What needs to be done in this case is that, there has to be transparency on the matter from the start. In other words, the Army must first of all institute the arrest of these soldiers; and let the media cover it from there on. When the case comes to court, it needs to be clearly documented.

The reason for this is that on a number of occasions, people have been arrested tried, sentenced and imprisoned; then, when nobody is aware, such people have been sprung from jail and spirited out of the country. In other instances, particularly, where security personnel have been involved, they have been so-called “punished”, only to be transferred elsewhere on promotion. It has made the issue of justice in this country a mere mockery.
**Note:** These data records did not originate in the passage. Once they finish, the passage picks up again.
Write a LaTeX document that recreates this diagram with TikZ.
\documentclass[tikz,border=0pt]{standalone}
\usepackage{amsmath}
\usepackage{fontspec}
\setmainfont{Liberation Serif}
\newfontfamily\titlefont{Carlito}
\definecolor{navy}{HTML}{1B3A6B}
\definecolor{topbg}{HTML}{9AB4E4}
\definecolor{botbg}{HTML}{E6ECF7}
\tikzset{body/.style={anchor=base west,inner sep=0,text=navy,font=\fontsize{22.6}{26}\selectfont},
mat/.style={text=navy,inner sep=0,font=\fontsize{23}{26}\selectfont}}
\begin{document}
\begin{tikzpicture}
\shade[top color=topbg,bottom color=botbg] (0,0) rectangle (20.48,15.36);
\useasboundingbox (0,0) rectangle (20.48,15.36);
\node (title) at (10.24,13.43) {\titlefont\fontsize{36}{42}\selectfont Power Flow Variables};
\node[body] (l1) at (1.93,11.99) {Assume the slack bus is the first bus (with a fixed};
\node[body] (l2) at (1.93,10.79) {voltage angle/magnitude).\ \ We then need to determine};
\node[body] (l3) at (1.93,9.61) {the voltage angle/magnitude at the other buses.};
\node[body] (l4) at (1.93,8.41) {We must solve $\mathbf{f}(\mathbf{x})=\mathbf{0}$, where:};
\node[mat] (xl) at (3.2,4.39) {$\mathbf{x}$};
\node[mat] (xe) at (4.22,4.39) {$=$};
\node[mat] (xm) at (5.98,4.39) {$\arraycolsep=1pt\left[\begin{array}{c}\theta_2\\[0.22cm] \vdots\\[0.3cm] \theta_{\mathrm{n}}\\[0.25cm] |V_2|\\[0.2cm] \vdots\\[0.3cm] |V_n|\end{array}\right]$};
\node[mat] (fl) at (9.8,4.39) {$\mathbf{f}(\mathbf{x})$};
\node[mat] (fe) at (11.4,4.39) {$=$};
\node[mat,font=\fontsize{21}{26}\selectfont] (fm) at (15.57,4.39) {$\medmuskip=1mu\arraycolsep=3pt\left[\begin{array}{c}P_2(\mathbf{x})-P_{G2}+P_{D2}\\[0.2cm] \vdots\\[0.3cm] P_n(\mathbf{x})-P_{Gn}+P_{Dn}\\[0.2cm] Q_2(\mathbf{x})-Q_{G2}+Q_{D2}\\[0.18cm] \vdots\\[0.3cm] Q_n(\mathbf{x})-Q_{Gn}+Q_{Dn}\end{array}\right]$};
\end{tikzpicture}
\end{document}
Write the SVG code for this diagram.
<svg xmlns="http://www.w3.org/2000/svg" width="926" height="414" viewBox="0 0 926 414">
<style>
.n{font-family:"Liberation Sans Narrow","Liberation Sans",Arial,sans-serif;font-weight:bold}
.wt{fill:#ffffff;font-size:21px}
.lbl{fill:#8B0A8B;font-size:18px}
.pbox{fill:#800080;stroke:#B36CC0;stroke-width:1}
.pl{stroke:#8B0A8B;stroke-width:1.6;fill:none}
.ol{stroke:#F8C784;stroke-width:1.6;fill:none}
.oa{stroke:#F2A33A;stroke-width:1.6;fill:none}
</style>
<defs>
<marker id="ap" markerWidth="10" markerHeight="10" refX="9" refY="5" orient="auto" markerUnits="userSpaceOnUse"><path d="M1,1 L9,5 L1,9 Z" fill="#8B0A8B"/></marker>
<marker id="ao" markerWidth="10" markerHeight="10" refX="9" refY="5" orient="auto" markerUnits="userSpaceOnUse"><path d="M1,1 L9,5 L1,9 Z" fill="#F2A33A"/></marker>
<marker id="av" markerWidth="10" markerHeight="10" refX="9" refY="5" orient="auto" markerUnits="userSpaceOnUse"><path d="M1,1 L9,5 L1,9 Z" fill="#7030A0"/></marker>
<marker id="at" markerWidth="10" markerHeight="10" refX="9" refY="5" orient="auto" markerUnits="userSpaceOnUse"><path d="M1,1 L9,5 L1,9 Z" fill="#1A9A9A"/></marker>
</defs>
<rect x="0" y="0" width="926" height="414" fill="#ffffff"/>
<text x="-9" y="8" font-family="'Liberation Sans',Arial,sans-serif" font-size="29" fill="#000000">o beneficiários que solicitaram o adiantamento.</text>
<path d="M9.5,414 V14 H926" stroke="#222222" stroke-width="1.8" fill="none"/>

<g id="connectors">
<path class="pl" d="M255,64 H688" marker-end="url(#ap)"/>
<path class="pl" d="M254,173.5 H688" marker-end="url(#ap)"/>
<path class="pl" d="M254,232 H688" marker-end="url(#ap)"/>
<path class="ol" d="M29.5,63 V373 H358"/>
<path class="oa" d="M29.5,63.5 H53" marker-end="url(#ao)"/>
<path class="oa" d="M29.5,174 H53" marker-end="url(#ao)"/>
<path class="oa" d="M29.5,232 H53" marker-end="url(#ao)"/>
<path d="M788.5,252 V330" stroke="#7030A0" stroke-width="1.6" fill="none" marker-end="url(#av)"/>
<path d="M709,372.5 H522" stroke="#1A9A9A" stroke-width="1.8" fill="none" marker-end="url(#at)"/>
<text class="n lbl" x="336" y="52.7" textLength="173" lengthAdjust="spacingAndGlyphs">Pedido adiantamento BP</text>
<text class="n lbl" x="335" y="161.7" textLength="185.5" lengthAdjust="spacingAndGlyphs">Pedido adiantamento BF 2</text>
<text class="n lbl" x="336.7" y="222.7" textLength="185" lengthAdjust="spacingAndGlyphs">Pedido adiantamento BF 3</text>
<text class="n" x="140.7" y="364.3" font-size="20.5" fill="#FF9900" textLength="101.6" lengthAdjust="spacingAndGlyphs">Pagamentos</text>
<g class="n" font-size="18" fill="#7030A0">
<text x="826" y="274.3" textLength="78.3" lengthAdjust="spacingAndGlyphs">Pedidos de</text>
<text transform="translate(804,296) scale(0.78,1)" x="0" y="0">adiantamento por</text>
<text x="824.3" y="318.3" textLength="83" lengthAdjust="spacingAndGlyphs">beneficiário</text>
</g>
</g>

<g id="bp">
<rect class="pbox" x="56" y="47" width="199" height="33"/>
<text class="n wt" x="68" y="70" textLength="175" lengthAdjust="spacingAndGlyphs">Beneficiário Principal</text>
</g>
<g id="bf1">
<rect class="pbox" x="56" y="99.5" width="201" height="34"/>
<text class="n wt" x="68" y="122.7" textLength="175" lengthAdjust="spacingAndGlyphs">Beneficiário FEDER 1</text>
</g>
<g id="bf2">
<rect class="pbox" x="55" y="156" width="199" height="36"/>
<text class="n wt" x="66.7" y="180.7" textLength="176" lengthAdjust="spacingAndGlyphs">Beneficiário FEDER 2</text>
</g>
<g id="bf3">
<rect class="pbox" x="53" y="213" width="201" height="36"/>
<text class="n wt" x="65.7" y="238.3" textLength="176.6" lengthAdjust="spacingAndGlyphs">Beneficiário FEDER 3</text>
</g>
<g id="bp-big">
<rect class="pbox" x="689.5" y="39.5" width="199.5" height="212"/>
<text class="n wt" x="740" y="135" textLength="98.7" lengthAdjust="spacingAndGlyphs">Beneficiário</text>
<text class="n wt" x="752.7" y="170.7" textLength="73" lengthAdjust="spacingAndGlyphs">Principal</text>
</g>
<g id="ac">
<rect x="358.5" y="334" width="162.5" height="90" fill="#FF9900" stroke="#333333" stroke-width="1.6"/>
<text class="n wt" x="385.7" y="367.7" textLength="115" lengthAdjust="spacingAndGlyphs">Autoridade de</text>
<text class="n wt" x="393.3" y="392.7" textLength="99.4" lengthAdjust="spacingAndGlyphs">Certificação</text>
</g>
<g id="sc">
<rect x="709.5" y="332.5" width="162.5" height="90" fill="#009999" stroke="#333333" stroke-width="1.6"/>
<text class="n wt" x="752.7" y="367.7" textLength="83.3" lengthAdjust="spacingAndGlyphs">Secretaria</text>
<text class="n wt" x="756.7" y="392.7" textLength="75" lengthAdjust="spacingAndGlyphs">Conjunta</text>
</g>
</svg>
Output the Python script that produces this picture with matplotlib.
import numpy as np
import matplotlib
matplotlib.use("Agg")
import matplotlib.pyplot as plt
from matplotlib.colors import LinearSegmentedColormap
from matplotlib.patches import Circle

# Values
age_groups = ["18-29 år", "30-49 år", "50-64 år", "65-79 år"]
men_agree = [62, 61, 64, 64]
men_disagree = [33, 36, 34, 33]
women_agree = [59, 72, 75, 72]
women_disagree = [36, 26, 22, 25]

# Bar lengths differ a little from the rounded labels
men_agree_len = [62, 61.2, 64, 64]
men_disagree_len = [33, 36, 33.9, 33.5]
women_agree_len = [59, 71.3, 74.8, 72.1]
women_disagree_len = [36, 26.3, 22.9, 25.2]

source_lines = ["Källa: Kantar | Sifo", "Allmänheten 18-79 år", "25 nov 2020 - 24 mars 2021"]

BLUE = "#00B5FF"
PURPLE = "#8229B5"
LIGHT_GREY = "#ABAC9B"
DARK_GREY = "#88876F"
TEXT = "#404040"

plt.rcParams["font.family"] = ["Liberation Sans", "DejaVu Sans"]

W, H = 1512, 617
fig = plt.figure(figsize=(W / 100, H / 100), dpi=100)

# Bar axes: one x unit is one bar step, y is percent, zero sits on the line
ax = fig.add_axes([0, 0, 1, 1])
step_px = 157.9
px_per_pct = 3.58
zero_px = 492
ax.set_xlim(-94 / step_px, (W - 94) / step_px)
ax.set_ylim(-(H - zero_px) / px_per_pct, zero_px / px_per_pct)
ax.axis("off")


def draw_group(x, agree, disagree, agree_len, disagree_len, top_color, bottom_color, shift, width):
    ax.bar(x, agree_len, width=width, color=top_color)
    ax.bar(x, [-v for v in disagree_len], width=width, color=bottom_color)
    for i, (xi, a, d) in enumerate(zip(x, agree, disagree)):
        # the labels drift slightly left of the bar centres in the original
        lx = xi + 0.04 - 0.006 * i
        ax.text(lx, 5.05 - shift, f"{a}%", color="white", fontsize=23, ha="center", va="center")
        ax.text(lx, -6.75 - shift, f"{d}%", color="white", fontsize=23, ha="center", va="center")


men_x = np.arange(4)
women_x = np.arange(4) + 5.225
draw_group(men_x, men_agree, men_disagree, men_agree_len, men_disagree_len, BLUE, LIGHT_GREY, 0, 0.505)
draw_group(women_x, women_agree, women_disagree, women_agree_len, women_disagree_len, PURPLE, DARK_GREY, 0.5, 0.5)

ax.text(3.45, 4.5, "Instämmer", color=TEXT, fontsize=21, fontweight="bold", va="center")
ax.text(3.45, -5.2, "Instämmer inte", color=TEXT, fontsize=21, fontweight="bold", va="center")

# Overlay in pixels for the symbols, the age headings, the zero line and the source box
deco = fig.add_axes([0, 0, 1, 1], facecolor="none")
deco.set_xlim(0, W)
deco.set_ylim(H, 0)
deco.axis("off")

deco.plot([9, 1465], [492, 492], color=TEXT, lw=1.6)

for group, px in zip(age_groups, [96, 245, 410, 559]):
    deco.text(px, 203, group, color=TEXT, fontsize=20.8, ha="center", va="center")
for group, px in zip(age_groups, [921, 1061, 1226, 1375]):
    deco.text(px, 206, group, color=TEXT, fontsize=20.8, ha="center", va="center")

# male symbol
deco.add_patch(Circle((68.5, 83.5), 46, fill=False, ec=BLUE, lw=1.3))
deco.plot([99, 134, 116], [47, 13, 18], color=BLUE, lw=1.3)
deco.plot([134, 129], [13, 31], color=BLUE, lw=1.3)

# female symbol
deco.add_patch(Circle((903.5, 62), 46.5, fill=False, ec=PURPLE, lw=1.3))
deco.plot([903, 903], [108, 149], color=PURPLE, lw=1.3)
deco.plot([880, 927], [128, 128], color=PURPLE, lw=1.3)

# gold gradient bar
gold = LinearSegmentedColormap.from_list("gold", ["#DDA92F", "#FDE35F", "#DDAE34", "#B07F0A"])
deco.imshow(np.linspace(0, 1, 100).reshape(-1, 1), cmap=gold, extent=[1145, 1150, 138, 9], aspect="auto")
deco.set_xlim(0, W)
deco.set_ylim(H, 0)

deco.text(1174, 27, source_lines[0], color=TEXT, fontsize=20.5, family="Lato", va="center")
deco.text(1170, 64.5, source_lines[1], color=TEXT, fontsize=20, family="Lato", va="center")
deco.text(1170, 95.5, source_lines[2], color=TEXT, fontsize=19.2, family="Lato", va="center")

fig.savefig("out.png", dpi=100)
This is more so when the officers involved are reporting to the so-called, “appointing authority”.  In the journalists’ case, it is pertinent that the lawyers in the non-governmental organization, the Network of Public Interest Law (NETPIL), have told the Director of Public Prosecutions (DPP) to act with integrity on the matter, since it is a straight-forward case. This is significant, because the DPP is, of course a Government appointee, and therefore, one of those officers who cannot be vouched to have independence of their professional actions.

In referring to this such, it will appear that the Government is divorced from the people; and therefore, does not act according to their human rights. The matter of the beating of journalists is a direct consequence of the traducing of those people’s rights as covering the tail-end of the recently-concluded acrimonious Arua by-election.

The spokespersons have chosen to propagate a skewed version of the actual events.